Why women are better investors

According to Professor Terry Odean at the University of California, men and women have different motivations and styles when it comes to investments. “When it comes to trading, men are more hormonal than women,” Coates says. Women tend to be far less emotional when it comes to trading than men. Coates believes male testosterone plays an important role in the fact that men take more risks and, therefore, lose more than women.

LouAnn Lofton, author of  Warren Buffet Invests Like a Girl: And Why You Should, Too, agrees. She believes that male testosterone leads men to want to compete more with each other, or as she states, "Stock picking with men is too often about one-upmanship and bragging."

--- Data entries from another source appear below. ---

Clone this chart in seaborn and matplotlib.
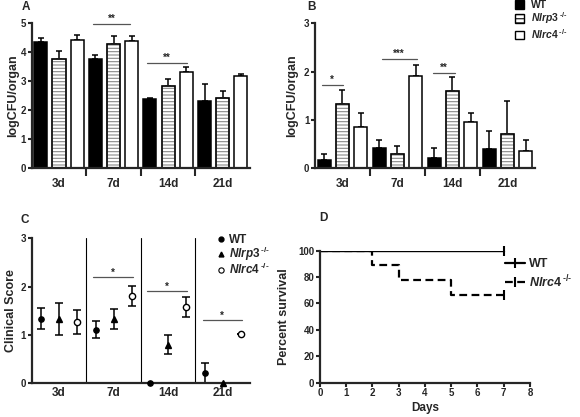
import matplotlib
matplotlib.use("Agg")  # no display
import matplotlib.pyplot as plt
from matplotlib.patches import Patch, Rectangle
from matplotlib.lines import Line2D
import seaborn as sns
import numpy as np
import pandas as pd

DAYS = ["3d", "7d", "14d", "21d"]
GENOTYPES = ["WT", "Nlrp3", "Nlrc4"]

# Panel A - logCFU/organ, mean and SEM
cfu_a_wt = [4.37, 3.78, 2.39, 2.32]
cfu_a_nlrp3 = [3.78, 4.30, 2.83, 2.41]
cfu_a_nlrc4 = [4.41, 4.39, 3.33, 3.17]
sem_a_wt = [0.11, 0.13, 0.05, 0.57]
sem_a_nlrp3 = [0.27, 0.26, 0.26, 0.26]
sem_a_nlrc4 = [0.19, 0.18, 0.18, 0.07]

# Panel B - logCFU/organ, mean and SEM
cfu_b_wt = [0.18, 0.42, 0.21, 0.39]
cfu_b_nlrp3 = [1.34, 0.29, 1.60, 0.70]
cfu_b_nlrc4 = [0.86, 1.92, 0.95, 0.36]
sem_b_wt = [0.12, 0.17, 0.20, 0.38]
sem_b_nlrp3 = [0.27, 0.17, 0.29, 0.69]
sem_b_nlrc4 = [0.29, 0.22, 0.20, 0.22]

# Panel C - clinical score, mean and SEM
score_wt = [1.34, 1.11, 0.0, 0.21]
score_nlrp3 = [1.33, 1.33, 0.80, 0.0]
score_nlrc4 = [1.26, 1.81, 1.58, 1.01]
err_c_wt = [0.21, 0.18, 0.0, 0.20]
err_c_nlrp3 = [0.34, 0.21, 0.20, 0.0]
err_c_nlrc4 = [0.25, 0.21, 0.21, 0.0]

# Panel D - Kaplan-Meier survival
surv_days = [0, 2, 3, 5, 7]
surv_wt = [100, 100, 100, 100, 100]
surv_nlrc4 = [100, 88.9, 77.8, 66.7, 66.7]

# significance brackets: (x start, x end, y, stars)
sig_a = [(0.62, 1.30, 4.97, "**"), (1.61, 2.34, 3.64, "**")]
sig_b = [(-0.38, 0.01, 1.73, "*"), (0.71, 1.35, 2.27, "***"), (1.65, 2.05, 1.97, "**")]
sig_c = [(0.62, 1.36, 2.19, "*"), (1.61, 2.34, 1.90, "*"), (2.63, 3.35, 1.30, "*")]

HATCH_GRAY = "#8a8a8a"
BAR_COLORS = {"WT": "black", "Nlrp3": "white", "Nlrc4": "white"}
SUP = r"$\,^{\text{-/-}}$"

sns.set_style("ticks")
plt.rcParams["font.family"] = ["Liberation Sans", "DejaVu Sans"]
plt.rcParams["font.weight"] = "bold"
plt.rcParams["axes.labelweight"] = "bold"
plt.rcParams["mathtext.fontset"] = "custom"
plt.rcParams["mathtext.rm"] = "Liberation Sans:bold"
plt.rcParams["mathtext.it"] = "Liberation Sans:italic:bold"
plt.rcParams["mathtext.bf"] = "Liberation Sans:bold"
plt.rcParams["hatch.linewidth"] = 0.8


def long_frame(values, errors):
    rows = []
    for g, vals, errs in zip(GENOTYPES, values, errors):
        for d, v, e in zip(DAYS, vals, errs):
            rows.append({"day": d, "genotype": g, "value": v, "err": e})
    return pd.DataFrame(rows)


def style_axes(ax, ymax):
    for s in ["top", "right"]:
        ax.spines[s].set_visible(False)
    for s in ["left", "bottom"]:
        ax.spines[s].set_linewidth(1.6)
    ax.set_ylim(0, ymax)
    ax.tick_params(axis="y", length=3, width=1.5, labelsize=7, pad=1)
    for lab in ax.get_yticklabels():
        lab.set_fontweight("bold")


def add_brackets(ax, brackets):
    for x0, x1, y, stars in brackets:
        ax.plot([x0, x1], [y, y], color="#555555", lw=0.9, clip_on=False)
        ax.text((x0 + x1) / 2, y, stars, ha="center", va="bottom", fontsize=7,
                fontweight="bold", clip_on=False)


def bar_panel(ax, df, ymax, yticks, brackets):
    sns.barplot(data=df, x="day", y="value", hue="genotype", order=DAYS,
                hue_order=GENOTYPES, palette=BAR_COLORS, saturation=1,
                width=1.0, gap=0.28, edgecolor="black", linewidth=1.1,
                errorbar=None, legend=False, ax=ax)
    for cont, g in zip(ax.containers, GENOTYPES):
        sub = df[df.genotype == g].set_index("day").loc[DAYS]
        patches = sorted(cont.patches, key=lambda p: p.get_x())
        xs = [p.get_x() + p.get_width() / 2 for p in patches]
        ax.errorbar(xs, sub["value"], yerr=[np.zeros(len(xs)), sub["err"]],
                    fmt="none", ecolor="black", elinewidth=1.1, capsize=2.5,
                    capthick=1.1, zorder=0.5)
        if g == "Nlrp3":
            for p in patches:
                p.set_hatch("-----")
                p.set_edgecolor(HATCH_GRAY)
                ax.add_patch(Rectangle((p.get_x(), 0), p.get_width(), p.get_height(),
                                       fill=False, edgecolor="black", linewidth=1.1,
                                       zorder=p.get_zorder() + 0.1))
    style_axes(ax, ymax)
    ax.set_yticks(yticks)
    ax.set_xlim(-0.5, 3.5)
    ax.set_xticks([0.5, 1.5, 2.5], minor=True)
    ax.tick_params(axis="x", which="major", length=0, pad=7, labelsize=8.5)
    ax.tick_params(axis="x", which="minor", length=6, width=1.5, direction="out")
    ax.set_xlabel("")
    ax.set_ylabel("logCFU/organ", fontsize=9, fontweight="bold")
    add_brackets(ax, brackets)


fig = plt.figure(figsize=(5.8, 4.17), dpi=100)
ax_a = fig.add_axes([0.0547, 0.5964, 0.3763, 0.3477])
ax_b = fig.add_axes([0.5431, 0.5964, 0.3793, 0.3477])
ax_c = fig.add_axes([0.0547, 0.0808, 0.3763, 0.3477])
ax_d = fig.add_axes([0.5517, 0.0823, 0.3621, 0.3165])

df_a = long_frame([cfu_a_wt, cfu_a_nlrp3, cfu_a_nlrc4], [sem_a_wt, sem_a_nlrp3, sem_a_nlrc4])
df_b = long_frame([cfu_b_wt, cfu_b_nlrp3, cfu_b_nlrc4], [sem_b_wt, sem_b_nlrp3, sem_b_nlrc4])
df_c = long_frame([score_wt, score_nlrp3, score_nlrc4], [err_c_wt, err_c_nlrp3, err_c_nlrc4])

bar_panel(ax_a, df_a, 5, range(6), sig_a)
ax_a.yaxis.set_label_coords(-0.06, 0.5)
bar_panel(ax_b, df_b, 3, range(4), sig_b)
ax_b.yaxis.set_label_coords(-0.077, 0.5)

# bar legend (shared by A and B)
bar_handles = [
    Patch(facecolor="black", edgecolor="black", linewidth=1),
    Patch(facecolor="white", edgecolor="black", linewidth=1, hatch="----"),
    Patch(facecolor="white", edgecolor="black", linewidth=1),
]
fig.legend(bar_handles, ["WT", r"$\mathit{Nlrp3}$" + SUP, r"$\mathit{Nlrc4}$" + SUP],
           loc="upper left", bbox_to_anchor=(0.888, 1.0), frameon=False,
           fontsize=7.5, handlelength=0.9, handleheight=0.9, handletextpad=0.6,
           labelspacing=0.05, borderpad=0, borderaxespad=0)

# Panel C - clinical score
sns.pointplot(data=df_c, x="day", y="value", hue="genotype", order=DAYS,
              hue_order=GENOTYPES, palette=dict.fromkeys(GENOTYPES, "black"),
              markers=["o", "^", "o"], linestyles="none", dodge=0.66,
              errorbar=None, legend=False, markersize=3.8, markeredgewidth=1,
              ax=ax_c)
for line, g in zip(ax_c.lines[:3], GENOTYPES):
    sub = df_c[df_c.genotype == g].set_index("day").loc[DAYS]
    line.set_clip_on(False)
    line.set_zorder(3)
    if g == "Nlrc4":
        line.set_markerfacecolor("white")
        line.set_markersize(4.5)
    ax_c.errorbar(line.get_xdata(), sub["value"], yerr=sub["err"], fmt="none",
                  ecolor="black", elinewidth=1.1, capsize=2.8, capthick=1.1,
                  zorder=2, clip_on=False)
for xv in [0.5, 1.5, 2.5]:
    ax_c.axvline(xv, color="black", lw=0.8, zorder=1)
style_axes(ax_c, 3)
ax_c.set_yticks(range(4))
ax_c.set_xlim(-0.5, 3.5)
ax_c.tick_params(axis="x", which="major", length=0, pad=3, labelsize=8.5)
ax_c.set_xlabel("")
ax_c.set_ylabel("Clinical Score", fontsize=9, fontweight="bold")
ax_c.yaxis.set_label_coords(-0.067, 0.5)
add_brackets(ax_c, sig_c)

c_handles = [
    Line2D([], [], ls="none", marker="o", ms=3.5, color="black"),
    Line2D([], [], ls="none", marker="^", ms=3.5, color="black"),
    Line2D([], [], ls="none", marker="o", ms=3.8, mfc="white", mec="black", mew=0.8),
]
ax_c.legend(c_handles, ["WT", r"$\mathit{Nlrp3}$" + SUP, r"$\mathit{Nlrc4}$" + SUP],
            loc="upper left", bbox_to_anchor=(0.85, 1.03), frameon=False,
            fontsize=8.5, handlelength=0.6, handletextpad=0.4, labelspacing=-0.1,
            borderpad=0, borderaxespad=0)

# Panel D - survival
sns.lineplot(x=surv_days, y=surv_wt, drawstyle="steps-post", color="black",
             linewidth=1.0, ax=ax_d)
sns.lineplot(x=surv_days, y=surv_nlrc4, drawstyle="steps-post", color="black",
             linewidth=1.6, linestyle=(0, (3.5, 2)), ax=ax_d)
for surv in [surv_wt, surv_nlrc4]:
    ax_d.plot(surv_days[-1], surv[-1], marker="|", ms=7, mew=1.5, color="black",
              clip_on=False)
style_axes(ax_d, 100)
ax_d.set_xlim(0, 8)
ax_d.set_xticks(range(9))
ax_d.set_yticks(range(0, 101, 20))
ax_d.tick_params(axis="x", length=3, width=1.5, labelsize=7, pad=1)
for lab in ax_d.get_xticklabels():
    lab.set_fontweight("bold")
ax_d.set_xlabel("Days", fontsize=8.5, fontweight="bold", labelpad=3)
ax_d.set_ylabel("Percent survival", fontsize=9, fontweight="bold")
ax_d.yaxis.set_label_coords(-0.143, 0.5)

d_handles = [
    Line2D([], [], color="black", lw=1.6, marker="|", ms=7, mew=1.5),
    Line2D([], [], color="black", lw=1.6, ls=(0, (3.5, 2)), marker="|", ms=7, mew=1.5),
]
fig.legend(d_handles, ["WT", r"$\mathit{Nlrc4}$" + SUP], loc="upper left",
           bbox_to_anchor=(0.871, 0.381), frameon=False, fontsize=9,
           handlelength=1.6, handletextpad=0.3, labelspacing=0.25,
           borderpad=0, borderaxespad=0)

# panel letters
for letter, x, y in [("A", 25.5, 7.5), ("B", 311, 7.5), ("C", 25, 220), ("D", 323.5, 218.5)]:
    fig.text(x / 580, 1 - y / 417, letter, ha="center", va="center",
             fontsize=8.5, fontweight="bold")

fig.savefig("out.png", dpi=100)
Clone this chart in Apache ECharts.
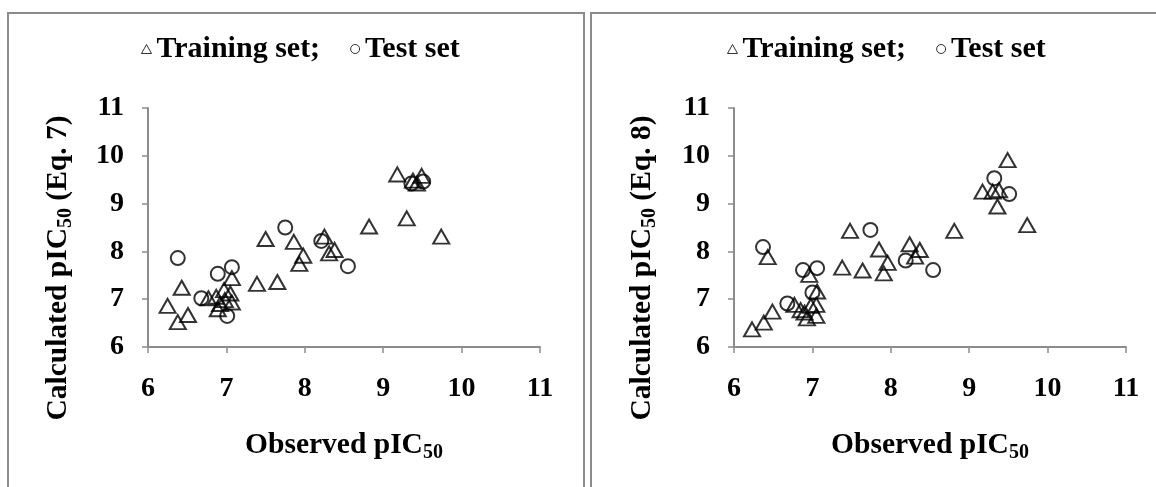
<!DOCTYPE html>
<html>
<head>
<meta charset="utf-8">
<script src="https://cdn.jsdelivr.net/npm/echarts@6/dist/echarts.min.js"></script>
<style>
  html, body { margin: 0; padding: 0; background: #fff; }
  #chart { width: 1156px; height: 487px; }
</style>
</head>
<body>
<div id="chart"></div>
<script>
// Observed vs calculated pIC50, two models (Eq. 7 and Eq. 8)
const axisTicks = [6, 7, 8, 9, 10, 11];

// Eq. 7 model: [observed, calculated]
const eq7Training = [
  [9.18, 9.61], [9.49, 9.58], [9.38, 9.48], [9.43, 9.42], [9.30, 8.69], [9.74, 8.31],
  [8.82, 8.52], [7.50, 8.26], [7.86, 8.20], [8.25, 8.31], [8.38, 8.03], [8.31, 7.96],
  [7.98, 7.91], [7.93, 7.74], [7.65, 7.36], [7.39, 7.32], [6.43, 7.24], [6.25, 6.86],
  [6.38, 6.52], [6.51, 6.67], [7.07, 7.44], [6.97, 7.19], [7.05, 7.12], [6.77, 7.02],
  [6.87, 7.05], [7.07, 6.93], [6.92, 6.90], [6.89, 6.79], [6.98, 6.98]
];
const eq7Test = [
  [6.38, 7.86], [7.75, 8.50], [8.21, 8.22], [8.55, 7.69], [7.07, 7.67],
  [6.89, 7.53], [6.68, 7.02], [7.01, 6.65], [9.36, 9.42], [9.51, 9.46]
];

// Eq. 8 model: [observed, calculated]
const eq8Training = [
  [9.49, 9.91], [9.17, 9.25], [9.30, 9.25], [9.38, 9.28], [9.36, 8.94], [9.74, 8.55],
  [8.81, 8.43], [7.48, 8.43], [7.85, 8.04], [8.24, 8.15], [8.37, 8.03], [8.31, 7.89],
  [7.96, 7.76], [7.91, 7.54], [7.64, 7.60], [7.38, 7.66], [6.43, 7.88], [6.23, 6.37],
  [6.38, 6.51], [6.49, 6.74], [6.96, 7.51], [7.06, 7.16], [7.05, 6.88], [7.05, 6.65],
  [6.93, 6.60], [6.85, 6.77], [6.98, 6.86], [6.77, 6.88], [6.90, 6.72]
];
const eq8Test = [
  [6.37, 8.09], [7.74, 8.45], [8.19, 7.81], [8.54, 7.61], [6.88, 7.61],
  [7.06, 7.65], [7.00, 7.14], [6.68, 6.91], [9.32, 9.53], [9.51, 9.20]
];

const SERIF = '"Liberation Serif", "Times New Roman", serif';
const AXIS_GREY = '#8c8c8c';

function valueAxis(gridIndex) {
  return {
    type: 'value', gridIndex: gridIndex,
    min: axisTicks[0], max: axisTicks[axisTicks.length - 1], interval: 1,
    axisLine: { show: true, onZero: false, lineStyle: { color: AXIS_GREY, width: 2 } },
    axisTick: { show: true, inside: false, length: 6, lineStyle: { color: AXIS_GREY, width: 1.5 } },
    splitLine: { show: false },
    axisLabel: { color: '#000', fontFamily: SERIF, fontWeight: 'bold', fontSize: 28 }
  };
}

function xAxis(gridIndex) {
  const a = valueAxis(gridIndex);
  a.axisLabel.margin = 28;
  return a;
}
function yAxis(gridIndex) {
  const a = valueAxis(gridIndex);
  a.axisLabel.margin = 24;
  return a;
}

const pointStyle = { color: 'rgba(255,255,255,0)', borderColor: '#000', borderWidth: 2 };

function scatter(name, symbol, size, data, idx) {
  return {
    type: 'scatter', name: name, data: data,
    xAxisIndex: idx, yAxisIndex: idx,
    symbol: symbol, symbolSize: size,
    itemStyle: pointStyle,
    emphasis: { disabled: true },
    animation: false
  };
}

const legendText = { color: '#000', fontFamily: SERIF, fontWeight: 'bold', fontSize: 30 };
function legend(left) {
  return {
    left: left, top: 29,
    itemWidth: 10, itemHeight: 9, itemGap: 30,
    data: [
      { name: 'Training set;', icon: 'triangle' },
      { name: 'Test set', icon: 'circle' }
    ],
    itemStyle: { color: '#fff', borderColor: '#000', borderWidth: 1 },
    textStyle: legendText,
    selectedMode: false
  };
}

const titleRich = {
  b: { fontFamily: SERIF, fontWeight: 'bold', fontSize: 29.5, fill: '#000', color: '#000' },
  s: { fontFamily: SERIF, fontWeight: 'bold', fontSize: 20, fill: '#000', color: '#000', padding: [15, 0, 0, 0] }
};

function label(x, y, text, rotate) {
  return {
    type: 'text', x: x, y: y, rotation: rotate ? Math.PI / 2 : 0,
    style: {
      text: text, rich: titleRich,
      align: 'center', verticalAlign: 'middle'
    },
    silent: true
  };
}

const chart = echarts.init(document.getElementById('chart'), null, { renderer: 'canvas' });
chart.setOption({
  backgroundColor: '#fff',
  animation: false,
  legend: [legend(136), legend(722)],
  grid: [
    { left: 148, top: 108, width: 392, height: 239 },
    { left: 734, top: 108, width: 392, height: 239 }
  ],
  xAxis: [xAxis(0), xAxis(1)],
  yAxis: [yAxis(0), yAxis(1)],
  series: [
    scatter('Training set;', 'triangle', [16, 14], eq7Training, 0),
    scatter('Test set', 'circle', 14, eq7Test, 0),
    scatter('Training set;', 'triangle', [16, 14], eq8Training, 1),
    scatter('Test set', 'circle', 14, eq8Test, 1)
  ],
  graphic: [
    { type: 'rect', shape: { x: 8, y: 13, width: 576, height: 520 },
      style: { fill: 'none', stroke: AXIS_GREY, lineWidth: 2 }, silent: true },
    { type: 'rect', shape: { x: 591, y: 13, width: 620, height: 520 },
      style: { fill: 'none', stroke: AXIS_GREY, lineWidth: 2 }, silent: true },
    label(58, 268, '{b|Calculated pIC}{s|50}{b| (Eq. 7)}', true),
    label(642, 268, '{b|Calculated pIC}{s|50}{b| (Eq. 8)}', true),
    label(344, 445, '{b|Observed pIC}{s|50}', false),
    label(930, 445, '{b|Observed pIC}{s|50}', false)
  ]
});
</script>
</body>
</html>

Anthony Zalesky, a certified financial planner, also agrees that “Women are more loss averse than men, more emotionally unattached and are far quicker to unload losers. Whereas men with their bravado, they don’t want to admit they’re wrong.”

Yes, but men trade more than women...

It's true that men trade about 45 percent more than women, but in the stock market, that's a bad thing! As Professor Odean explains it, “Men are just making a lot more bad decisions than women. More trading leads to lower performance.”